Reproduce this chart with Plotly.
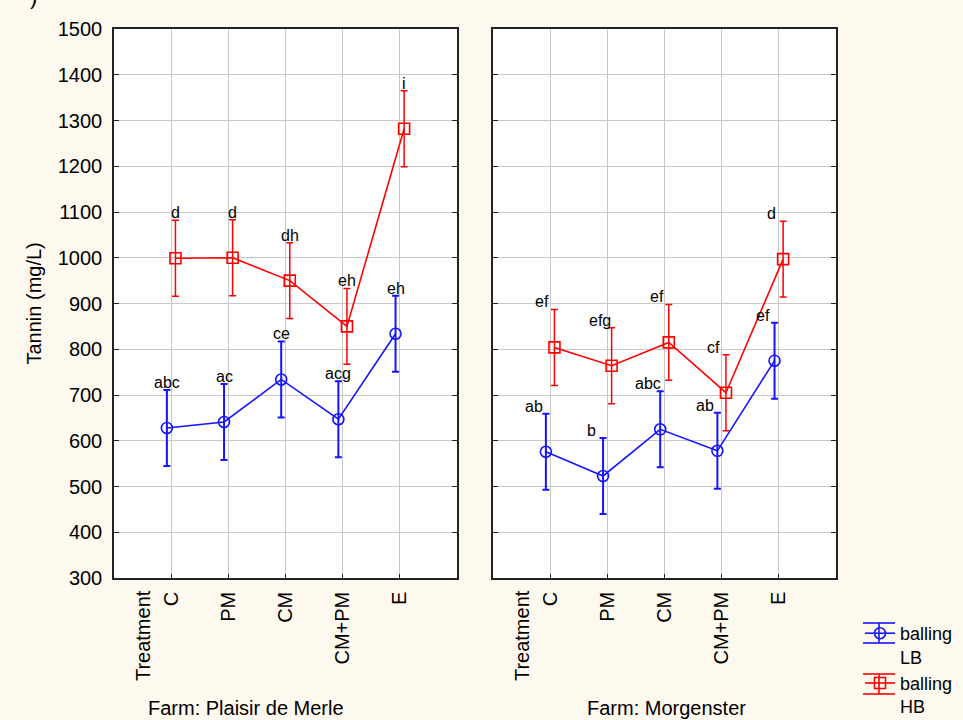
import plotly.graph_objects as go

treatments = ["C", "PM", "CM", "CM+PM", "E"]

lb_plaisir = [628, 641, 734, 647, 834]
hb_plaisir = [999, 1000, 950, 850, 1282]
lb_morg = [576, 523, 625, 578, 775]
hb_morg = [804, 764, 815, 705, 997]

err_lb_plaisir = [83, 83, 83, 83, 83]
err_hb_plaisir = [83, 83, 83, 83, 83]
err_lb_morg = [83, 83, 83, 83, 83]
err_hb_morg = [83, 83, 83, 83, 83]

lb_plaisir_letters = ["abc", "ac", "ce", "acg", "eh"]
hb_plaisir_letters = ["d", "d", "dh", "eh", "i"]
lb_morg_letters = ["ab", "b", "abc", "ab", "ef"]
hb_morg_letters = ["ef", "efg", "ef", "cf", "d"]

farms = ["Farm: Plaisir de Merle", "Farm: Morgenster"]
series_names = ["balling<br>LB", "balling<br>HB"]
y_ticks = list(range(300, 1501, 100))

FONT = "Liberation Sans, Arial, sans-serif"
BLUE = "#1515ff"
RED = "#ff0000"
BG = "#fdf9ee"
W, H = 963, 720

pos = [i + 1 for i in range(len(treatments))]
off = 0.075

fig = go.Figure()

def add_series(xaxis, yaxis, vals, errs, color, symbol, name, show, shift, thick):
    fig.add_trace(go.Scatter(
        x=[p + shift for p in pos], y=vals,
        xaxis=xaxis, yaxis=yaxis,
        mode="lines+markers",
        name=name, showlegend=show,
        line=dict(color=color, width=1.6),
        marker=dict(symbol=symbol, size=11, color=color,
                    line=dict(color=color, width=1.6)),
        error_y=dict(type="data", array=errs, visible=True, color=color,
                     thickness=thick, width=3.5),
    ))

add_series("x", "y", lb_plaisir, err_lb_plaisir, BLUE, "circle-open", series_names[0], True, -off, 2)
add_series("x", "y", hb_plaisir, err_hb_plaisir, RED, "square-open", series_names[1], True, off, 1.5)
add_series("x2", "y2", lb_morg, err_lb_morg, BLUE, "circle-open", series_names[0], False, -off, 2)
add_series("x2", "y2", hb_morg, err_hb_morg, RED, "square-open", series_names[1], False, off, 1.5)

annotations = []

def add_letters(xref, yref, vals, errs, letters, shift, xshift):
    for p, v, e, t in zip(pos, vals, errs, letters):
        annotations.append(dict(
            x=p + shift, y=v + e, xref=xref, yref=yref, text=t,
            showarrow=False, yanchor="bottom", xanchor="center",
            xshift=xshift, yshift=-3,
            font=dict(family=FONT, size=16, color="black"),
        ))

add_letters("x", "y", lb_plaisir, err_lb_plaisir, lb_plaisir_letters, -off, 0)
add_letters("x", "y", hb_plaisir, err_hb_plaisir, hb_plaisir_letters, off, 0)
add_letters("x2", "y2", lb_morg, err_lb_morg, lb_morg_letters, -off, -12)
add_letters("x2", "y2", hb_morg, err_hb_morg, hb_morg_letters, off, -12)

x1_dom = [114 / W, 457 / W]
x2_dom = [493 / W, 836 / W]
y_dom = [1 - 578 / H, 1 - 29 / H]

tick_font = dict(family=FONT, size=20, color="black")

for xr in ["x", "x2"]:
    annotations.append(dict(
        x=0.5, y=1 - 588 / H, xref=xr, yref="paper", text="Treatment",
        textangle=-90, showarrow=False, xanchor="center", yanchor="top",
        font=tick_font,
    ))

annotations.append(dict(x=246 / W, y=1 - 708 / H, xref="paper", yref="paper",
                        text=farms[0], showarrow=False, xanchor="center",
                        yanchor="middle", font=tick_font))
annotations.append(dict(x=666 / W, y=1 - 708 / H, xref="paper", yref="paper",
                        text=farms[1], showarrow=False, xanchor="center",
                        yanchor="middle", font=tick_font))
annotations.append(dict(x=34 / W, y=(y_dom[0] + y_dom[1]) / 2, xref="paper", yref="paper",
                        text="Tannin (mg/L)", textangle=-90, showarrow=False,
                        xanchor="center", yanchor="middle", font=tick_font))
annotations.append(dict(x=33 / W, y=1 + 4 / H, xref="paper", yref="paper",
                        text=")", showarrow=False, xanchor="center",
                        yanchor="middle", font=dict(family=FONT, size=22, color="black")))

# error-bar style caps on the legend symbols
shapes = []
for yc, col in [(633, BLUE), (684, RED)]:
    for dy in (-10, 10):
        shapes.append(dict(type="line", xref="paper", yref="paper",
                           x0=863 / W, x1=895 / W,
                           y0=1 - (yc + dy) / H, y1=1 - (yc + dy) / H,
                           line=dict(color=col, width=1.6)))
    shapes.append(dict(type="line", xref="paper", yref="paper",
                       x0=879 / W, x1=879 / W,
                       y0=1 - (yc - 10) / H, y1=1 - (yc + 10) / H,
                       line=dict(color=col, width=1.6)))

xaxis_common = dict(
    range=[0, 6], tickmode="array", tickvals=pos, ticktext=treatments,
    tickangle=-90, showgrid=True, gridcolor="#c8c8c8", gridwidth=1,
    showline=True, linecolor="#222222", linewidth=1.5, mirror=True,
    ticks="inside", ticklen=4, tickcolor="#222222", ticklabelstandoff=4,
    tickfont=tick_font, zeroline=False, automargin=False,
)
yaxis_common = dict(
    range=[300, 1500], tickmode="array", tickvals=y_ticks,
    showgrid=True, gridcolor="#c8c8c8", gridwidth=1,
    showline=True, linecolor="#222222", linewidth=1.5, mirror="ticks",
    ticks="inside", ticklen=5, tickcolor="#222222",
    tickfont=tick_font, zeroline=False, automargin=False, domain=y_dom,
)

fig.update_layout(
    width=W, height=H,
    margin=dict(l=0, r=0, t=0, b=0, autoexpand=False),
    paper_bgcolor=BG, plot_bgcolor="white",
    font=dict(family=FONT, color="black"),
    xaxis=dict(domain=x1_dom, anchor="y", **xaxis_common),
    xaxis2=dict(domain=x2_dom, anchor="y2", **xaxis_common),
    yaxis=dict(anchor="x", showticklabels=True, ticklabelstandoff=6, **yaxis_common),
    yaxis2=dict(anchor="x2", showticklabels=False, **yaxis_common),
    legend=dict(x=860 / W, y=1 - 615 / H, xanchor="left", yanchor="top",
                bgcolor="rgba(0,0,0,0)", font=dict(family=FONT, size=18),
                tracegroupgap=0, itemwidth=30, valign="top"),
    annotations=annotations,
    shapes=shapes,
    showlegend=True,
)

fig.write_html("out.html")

__________

● Given task
Set the lines above down again, word for word, from the first through the one containing "fig = go.Figure()"; pictures excluded.

● Task solution
Reproduce this chart with Plotly.
import plotly.graph_objects as go

treatments = ["C", "PM", "CM", "CM+PM", "E"]

lb_plaisir = [628, 641, 734, 647, 834]
hb_plaisir = [999, 1000, 950, 850, 1282]
lb_morg = [576, 523, 625, 578, 775]
hb_morg = [804, 764, 815, 705, 997]

err_lb_plaisir = [83, 83, 83, 83, 83]
err_hb_plaisir = [83, 83, 83, 83, 83]
err_lb_morg = [83, 83, 83, 83, 83]
err_hb_morg = [83, 83, 83, 83, 83]

lb_plaisir_letters = ["abc", "ac", "ce", "acg", "eh"]
hb_plaisir_letters = ["d", "d", "dh", "eh", "i"]
lb_morg_letters = ["ab", "b", "abc", "ab", "ef"]
hb_morg_letters = ["ef", "efg", "ef", "cf", "d"]

farms = ["Farm: Plaisir de Merle", "Farm: Morgenster"]
series_names = ["balling<br>LB", "balling<br>HB"]
y_ticks = list(range(300, 1501, 100))

FONT = "Liberation Sans, Arial, sans-serif"
BLUE = "#1515ff"
RED = "#ff0000"
BG = "#fdf9ee"
W, H = 963, 720

pos = [i + 1 for i in range(len(treatments))]
off = 0.075

fig = go.Figure()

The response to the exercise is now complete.